Choosing to apply the EI, GWP or M as a variable to link to the CI does have an effect. In the case of linking the CI to the EI or GWP, the difference between the external wall variants becomes smaller for both case studies. While linking the CI to the M, the difference between the variants increases in case study 1, but decreases in case study 2. Seeing this effect, the choice between an LCA indicator or M is important in view of decision-making regarding sustainability. What causes this effect cannot be clearly deducted from the case study results, and requires more case studies. In addition, it can be questioned whether M is the most logical variable—as is done in MFA-based circularity assessments—and whether it causes more inconsistent assessment results. Also considering that, in LCA, the mass of materials is, in fact, included in the life cycle inventory assessment and impact assessment too.

This exploration also showed possibilities on how to aggregate circularity scores on material level to a score on the element level.
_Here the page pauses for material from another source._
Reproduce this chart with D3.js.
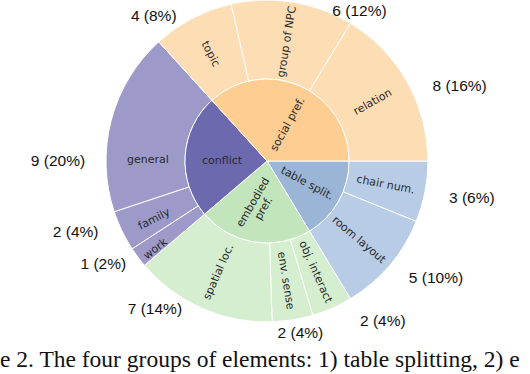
<!DOCTYPE html>
<html>
<head>
<meta charset="utf-8">
<script src="https://cdn.jsdelivr.net/npm/d3@7"></script>
<style>
  body { margin: 0; background: #fff; }
  svg { display: block; }
</style>
</head>
<body>
<script>
// groups (inner ring) and elements (outer ring), clockwise from 3 o'clock
const groups = ['table split.', 'embodied pref.', 'conflict', 'social pref.'];
const elements = ['chair num.', 'room layout', 'obj. interact', 'env. sense', 'spatial loc.',
                  'work', 'family', 'general', 'topic', 'group of NPC', 'relation'];
const elementGroup = [0, 0, 1, 1, 1, 2, 2, 2, 3, 3, 3];
const counts = [3, 5, 2, 2, 7, 1, 2, 9, 4, 6, 8];
const percents = [6, 10, 4, 4, 14, 2, 4, 20, 8, 12, 16];

const groupColors = ['#9ab5d6', '#c2e5bc', '#6d69ae', '#fdcd92'];
const elementColors = ['#b9cce6', '#d5eed0', '#9d9aca', '#fdddb4'];

const WIDTH = 530, HEIGHT = 374;
const CX = 267, CY = 161;
const R_INNER = 82, R_OUTER = 161;

// where the outside count labels sit (polar: degrees clockwise from 12 o'clock, radius)
const COUNT_LABEL_POS = {
    'chair num.': [100, 208], 'room layout': [124.7, 205.5], 'obj. interact': [144, 197],
    'env. sense': [169, 175], 'spatial loc.': [217.3, 185], 'work': [238, 193],
    'family': [249.7, 204], 'general': [270, 209], 'topic': [322, 184],
    'group of NPC': [31.5, 177], 'relation': [68.5, 207]
};
// in-ring labels that are nudged off the sector middle (degrees, radius)
const LABEL_NUDGE = {
    'general': [271, 119], 'conflict': [271.6, 45], 'work': [232, 142], 'family': [243, 127],
    'table split.': [118.5, 46], 'embodied pref.': [191.6, 45], 'social pref.': [28.7, 42]
};
// labels drawn at a fixed angle instead of along the radius
const FIXED_ROT = {'general': 0, 'conflict': 0, 'embodied pref.': -60};

const groupTotals = groups.map((g, i) =>
    d3.sum(counts.filter((c, j) => elementGroup[j] === i)));

const svg = d3.select('body').append('svg')
    .attr('width', WIDTH)
    .attr('height', HEIGHT);

const g = svg.append('g').attr('transform', `translate(${CX}, ${CY})`);

const pie = d3.pie()
    .sort(null)
    .startAngle(Math.PI / 2)
    .endAngle(Math.PI / 2 + 2 * Math.PI);

const innerArcs = pie(groupTotals);
const outerArcs = pie(counts);

const innerArc = d3.arc().innerRadius(0).outerRadius(R_INNER);
const outerArc = d3.arc().innerRadius(R_INNER).outerRadius(R_OUTER);

g.selectAll('.outer')
  .data(outerArcs)
  .enter().append('path')
    .attr('class', 'outer')
    .attr('d', outerArc)
    .attr('fill', (d, i) => elementColors[elementGroup[i]])
    .attr('stroke', '#fff')
    .attr('stroke-width', 1);

g.selectAll('.inner')
  .data(innerArcs)
  .enter().append('path')
    .attr('class', 'inner')
    .attr('d', innerArc)
    .attr('fill', (d, i) => groupColors[i])
    .attr('stroke', '#fff')
    .attr('stroke-width', 1);

function labelTransform(d, r, name) {
    let deg = ((d.startAngle + d.endAngle) / 2 * 180 / Math.PI) % 360;
    if (name in LABEL_NUDGE) {
        deg = LABEL_NUDGE[name][0];
        r = LABEL_NUDGE[name][1];
    }
    const a = deg * Math.PI / 180;
    const x = r * Math.sin(a), y = -r * Math.cos(a);
    let rot;
    if (name in FIXED_ROT) {
        rot = FIXED_ROT[name];
    } else {
        rot = deg < 180 ? deg - 90 : deg - 270;
    }
    return `translate(${x}, ${y}) rotate(${rot})`;
}

const inText = g.selectAll('.group-label')
  .data(innerArcs)
  .enter().append('text')
    .attr('class', 'group-label')
    .attr('transform', (d, i) => labelTransform(d, 42, groups[i]))
    .attr('text-anchor', 'middle')
    .attr('font-family', 'DejaVu Sans, Verdana, sans-serif')
    .attr('font-size', 11)
    .attr('fill', '#2a2a2a');

inText.each(function(d, i) {
    const words = groups[i] === 'embodied pref.' ? ['embodied', 'pref.'] : [groups[i]];
    const t = d3.select(this);
    words.forEach((w, k) => {
        t.append('tspan')
            .attr('x', 0)
            .attr('dy', k === 0 ? (0.35 - (words.length - 1) * 0.55) + 'em' : '1.1em')
            .text(w);
    });
});

g.selectAll('.element-label')
  .data(outerArcs)
  .enter().append('text')
    .attr('class', 'element-label')
    .attr('transform', (d, i) => labelTransform(d, 121, elements[i]))
    .attr('text-anchor', 'middle')
    .attr('dy', '0.35em')
    .attr('font-family', 'DejaVu Sans, Verdana, sans-serif')
    .attr('font-size', 11)
    .attr('fill', '#2a2a2a')
    .text((d, i) => elements[i]);

g.selectAll('.count-label')
  .data(outerArcs)
  .enter().append('text')
    .attr('class', 'count-label')
    .attr('x', (d, i) => {
        const p = COUNT_LABEL_POS[elements[i]];
        return p[1] * Math.sin(p[0] * Math.PI / 180);
    })
    .attr('y', (d, i) => {
        const p = COUNT_LABEL_POS[elements[i]];
        return -p[1] * Math.cos(p[0] * Math.PI / 180);
    })
    .attr('text-anchor', 'middle')
    .attr('dy', '0.35em')
    .attr('font-family', 'Liberation Sans, Arial, sans-serif')
    .attr('font-size', 15.5)
    .attr('fill', '#111')
    .text((d, i) => `${counts[i]} (${percents[i]}%)`);

svg.append('text')
    .attr('x', 0)
    .attr('y', 367)
    .attr('font-family', 'Liberation Serif, Times New Roman, serif')
    .attr('font-size', 23.5)
    .attr('fill', '#111')
    .text('e 2. The four groups of elements: 1) table splitting, 2) e');
</script>
</body>
</html>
During several circularity projects—including the ones from which the two case studies are taken—we noticed that there are no consistent guidelines yet on how to aggregate or weigh circularity scores on material/product level in order to arrive at a score on element level, let alone a score on building level. In other words, coordinated guidelines on this matter would come in useful.

5. Discussion

Which way of linking gives the most realistic results, cannot be concluded from the results, as case study 1 shows that the way of linking makes little difference, while case study 2 shows that the way of linking has a much bigger influence. As Van Stijn et al., mention, blending approaches could also increase complexity and cloud the (dis)advantages of each approach [29]. In future research, these theoretical calculations will have to be validated through experimenting in real life cases. Does the calculated decrease of aggregated EI or GWP indeed occur in reality? Moreover, this raises the question as to whether there would also be a significant range in the linked results between the different linking ways if the same linking exercise would be done in another project, and whether this would indicate that there was little attention given to the type of connections while making the design variants.

What could question the objectivity of this linking method is the determination of the unitless scores of the CI that vary between 0.10 and 1.00. Further assessing the influence of these scores or increasing the considered level of detail can be part of additional research. Moreover, more research is necessary to combine the other DfD indicators with LCA and other outcomes, such as Life Cycle Costing, and each other, amongst others, based on a sensitivity analysis.

Something that was not considered in this paper is the possibility that a material could have a non-reversible connection type while on a higher level—e.g., on the element level-additional connections could exist, allowing the reuse of a complete element and not the individual materials within that element. Inconsistency between the functional unit and system boundaries leads to potential errors and increases the scope of outcomes. Considering this possibility would require additional methodological rules—which are currently under investigation—that would complicate the presented linking method by applying a certain hierarchal flow chart model and sensitivity analysis.